Many folks did, either because, like me, they were in the market for a house. Or they were looking for home improvement ideas. Or simply curious.

To my knowledge, none of us stole anything or were chased by pickup trucks.

As for the unfinished house that Arbery apparently visited, Travis McMichael, the man who fatally shot him, admitted that other people entered the same house at other times, on other days. Why were they not suspects?

Camera surveillance footage confirms that. It also confirms that Arbery had entered that house the day he was killed, but nothing was stolen.

I can’t help but wonder for a moment, as others have, if Arbery had been a young white man running through a Black neighborhood and two Black men in a truck had chased him and then killed him.

Can you imagine law enforcement not immediately making an arrest?
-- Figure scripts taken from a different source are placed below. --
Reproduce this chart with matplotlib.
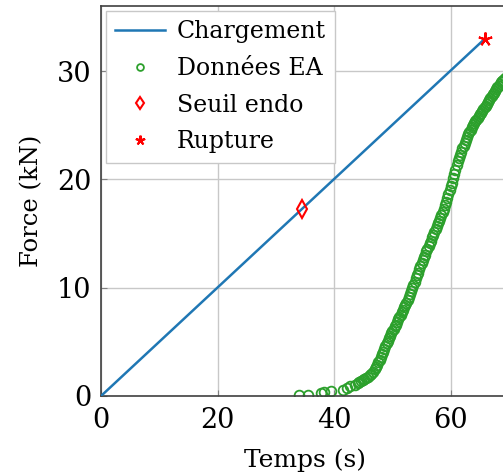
import matplotlib.pyplot as plt

# chargement lineaire
load_t = [0.0, 65.9]
load_f = [0.0, 33.0]

# seuil d'endommagement et rupture
seuil_t = [34.5]
seuil_f = [17.3]
rupture_t = [65.9]
rupture_f = [33.0]

# donnees emission acoustique
ea_t = [34.0, 35.5, 37.8, 38.3, 39.4, 41.6, 42.2, 42.8, 43.5, 44.1,
        44.3, 44.6, 44.9, 45.2, 45.5, 45.8, 46.1, 46.4, 46.7, 47.0,
        47.2, 47.4, 47.6, 47.8, 48.0, 48.2, 48.4, 48.6, 48.8, 49.0,
        49.2, 49.4, 49.6, 49.8, 50.0, 50.2, 50.4, 50.6, 50.8, 51.0,
        51.2, 51.4, 51.6, 51.8, 52.0, 52.2, 52.4, 52.6, 52.8, 53.0,
        53.2, 53.4, 53.6, 53.8, 54.0, 54.2, 54.4, 54.6, 54.8, 55.0,
        55.2, 55.4, 55.6, 55.8, 56.0, 56.2, 56.4, 56.6, 56.8, 57.0,
        57.2, 57.4, 57.6, 57.8, 58.0, 58.2, 58.4, 58.6, 58.8, 59.0,
        59.2, 59.4, 59.6, 59.8, 60.0, 60.2, 60.4, 60.6, 60.8, 61.0,
        61.2, 61.4, 61.6, 61.8, 62.0, 62.2, 62.4, 62.6, 62.8, 63.0,
        63.2, 63.4, 63.6, 63.8, 64.0, 64.2, 64.4, 64.6, 64.8, 65.0,
        65.2, 65.4, 65.6, 65.8, 66.0, 66.2, 66.4, 66.6, 66.8, 67.0,
        67.2, 67.4, 67.6, 67.8, 68.0, 68.2, 68.4, 68.6, 68.8, 69.0, 69.3]
ea_f = [0.05, 0.05, 0.25, 0.35, 0.5, 0.6, 0.75, 0.9, 1.0, 1.2,
        1.25, 1.35, 1.45, 1.55, 1.7, 1.8, 1.95, 2.05, 2.2, 2.45,
        2.7, 2.9, 3.1, 3.35, 3.6, 3.85, 4.1, 4.3, 4.6, 4.85,
        5.1, 5.35, 5.55, 5.8, 6.0, 6.2, 6.45, 6.6, 6.85, 7.1,
        7.3, 7.5, 7.75, 7.95, 8.2, 8.4, 8.6, 8.85, 9.1, 9.4,
        9.7, 10.0, 10.25, 10.55, 10.85, 11.15, 11.4, 11.7, 12.0, 12.3,
        12.55, 12.8, 13.05, 13.35, 13.6, 13.85, 14.1, 14.35, 14.65, 14.9,
        15.15, 15.4, 15.7, 15.95, 16.2, 16.45, 16.75, 17.0, 17.3, 17.6,
        17.95, 18.3, 18.65, 19.0, 19.35, 19.7, 20.1, 20.5, 20.9, 21.3,
        21.65, 21.95, 22.25, 22.55, 22.85, 23.1, 23.4, 23.65, 23.9, 24.15,
        24.4, 24.6, 24.8, 25.0, 25.2, 25.35, 25.5, 25.7, 25.85, 26.0,
        26.15, 26.3, 26.5, 26.65, 26.8, 27.0, 27.15, 27.35, 27.5, 27.7,
        27.85, 28.0, 28.2, 28.35, 28.5, 28.65, 28.8, 28.95, 29.05, 29.2, 29.35]

x_ticks = [0, 20, 40, 60]
y_ticks = [0, 10, 20, 30]

plt.rcParams['font.family'] = ['DejaVu Serif']
plt.rcParams['font.size'] = 17

fig = plt.figure(figsize=(5.03, 4.76), dpi=100)
ax = fig.add_axes([101 / 503, 80 / 476, 408 / 503, 390 / 476])

ax.plot(load_t, load_f, color='#1f77b4', lw=1.8, label='Chargement', zorder=3)
ax.plot(ea_t, ea_f, 'o', ls='none', mfc='none', mec='#2ca02c', mew=1.3, ms=7,
        label='Données EA', zorder=2)
ax.plot(seuil_t, seuil_f, 'd', ls='none', mfc='none', mec='red', mew=1.5, ms=9,
        label='Seuil endo', zorder=4)
ax.plot(rupture_t, rupture_f, marker=(5, 2, 0), ls='none', color='red', mew=1.5, ms=10,
        label='Rupture', zorder=4)

ax.set_xlim(0, 70)
ax.set_ylim(0, 36)
ax.set_xticks(x_ticks)
ax.set_yticks(y_ticks)
ax.grid(True, color='#c8c8c8', lw=1.0)
ax.set_axisbelow(True)
ax.tick_params(direction='in', length=4, color='#808080', labelsize=19.5)
ax.tick_params(axis='x', pad=8)
ax.tick_params(axis='y', pad=7)
for s in ax.spines.values():
    s.set_color('#404040')
    s.set_linewidth(1.2)

ax.set_xlabel('Temps (s)', fontsize=18, labelpad=10)
ax.set_ylabel('Force (kN)', fontsize=17.5, labelpad=10)

leg = ax.legend(loc='upper left', fancybox=False, framealpha=1, edgecolor='#c8c8c8',
                handlelength=2.1, handletextpad=0.5, borderaxespad=0.2, labelspacing=0.58,
                markerscale=0.7)
leg.get_frame().set_linewidth(1.0)

fig.savefig('out.png', dpi=100)
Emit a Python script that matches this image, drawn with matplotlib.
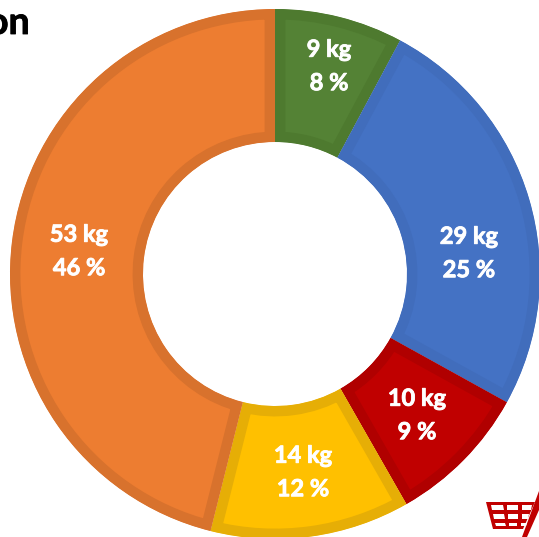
import matplotlib
matplotlib.use("Agg")
import matplotlib.pyplot as plt
import matplotlib.patheffects as pe
from matplotlib.patches import Polygon

# Donut values, clockwise from 12 o'clock
names = ["Green", "Blue", "Red", "Yellow", "Orange"]
weights_kg = [9, 29, 10, 14, 53]
shares_pct = [8, 25, 9, 12, 46]

fill_colors = ["#548235", "#4472C4", "#C00000", "#FFC000", "#ED7D31"]
edge_colors = ["#4E7A2F", "#416DBC", "#B00000", "#E6AE06", "#D8722D"]

W, H = 539, 537
plt.rcParams["font.family"] = ["Lato", "DejaVu Sans"]

fig = plt.figure(figsize=(W / 100, H / 100), dpi=100)
ax = fig.add_axes([0, 0, 1, 1])

# pixel-based layout, y flipped because the axes go upwards
cx, cy = 275, H - 274
outer = 265
ring = 133

wedges, _ = ax.pie(weights_kg, colors=fill_colors, startangle=90, counterclock=False,
                   center=(cx, cy), radius=outer, wedgeprops=dict(width=ring))
for w, ec in zip(wedges, edge_colors):
    # stroke clipped to the wedge so the border only sits on the inside
    w.set_edgecolor(ec)
    w.set_linewidth(15)
    w.set_joinstyle("miter")
    w.set_clip_on(True)  # pie turns clipping off
    w.set_clip_path(w)

ax.set_xlim(0, W)
ax.set_ylim(0, H)
ax.set_aspect("equal")
ax.axis("off")

# label centres (one per slice)
label_x = [329, 469, 417, 303, 79]
label_y = [66, 253, 415, 472, 251]
for x, y, kg, pct in zip(label_x, label_y, weights_kg, shares_pct):
    t = ax.text(x, H - y, f"{kg} kg\n{pct} %", color="white", fontsize=17, fontweight="bold",
                ha="center", va="center", linespacing=1.55)
    # Lato bold is a bit thin next to the original
    t.set_path_effects([pe.withStroke(linewidth=0.6, foreground="white")])

# end of the cropped title
ax.text(-13, H - 34, "on", color="black", fontsize=27, fontweight="bold", ha="left", va="baseline",
        path_effects=[pe.withStroke(linewidth=0.6, foreground="black")])

# small cart logo, bottom right
red = "#C00000"
ax.add_patch(Polygon([(486, H - 502), (535, H - 502), (523, H - 529), (493, H - 529)], closed=True, color=red, lw=0))
ax.add_patch(Polygon([(539, H - 491), (539, H - 510), (527, H - 537), (522, H - 537)], closed=True, color=red, lw=0))
holes = [
    [(491, 505), (503, 505), (504, 510), (492, 510)],
    [(507, 505), (518, 505), (518, 510), (507, 510)],
    [(522, 505), (532, 505), (531, 510), (522, 510)],
    [(493, 514), (504, 514), (505, 519), (494, 519)],
    [(508, 514), (518, 514), (518, 519), (508, 519)],
    [(522, 514), (529, 514), (528, 519), (522, 519)],
    [(495, 523), (505, 523), (506, 526), (496, 526)],
    [(509, 523), (517, 523), (517, 526), (509, 526)],
    [(521, 523), (527, 523), (526, 526), (521, 526)],
]
for h in holes:
    ax.add_patch(Polygon([(x, H - y) for x, y in h], closed=True, color="white", lw=0))

fig.savefig("out.png", dpi=100)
Can you imagine it taking two months?

Then there was McMichael’s admission when pressed by the prosecutor Thursday, that his original account to police wasn’t entirely accurate.

He had told them that Arbery reached for his shotgun. Now he says he doesn’t remember whether Arbery did or not.

“I just killed a man,” he said. “I had blood on me still. It was the most traumatic event of my life.”

Not as traumatic as what happened to the man he shot … for doing nothing wrong.

This isn’t the first time someone white has provoked a confrontation with an unarmed Black person who had not broken any laws and was minding his own business, shot him dead and then pleaded self-defense (remember Trayvon Martin?).

Which brings me to the biggest difference between me and Ahmaud Arbery. I’m alive. He isn’t.

He’ll never live to grow old enough to complain about bum knees and achy feet.

So, yes, there tend to be other things on Black runners’ minds in addition to time, distance and heart rate.

More than the hazards posed by an occasional unleashed dog or an inattentive driver.

Sometimes you can’t help but wonder if one day you might be running for your life.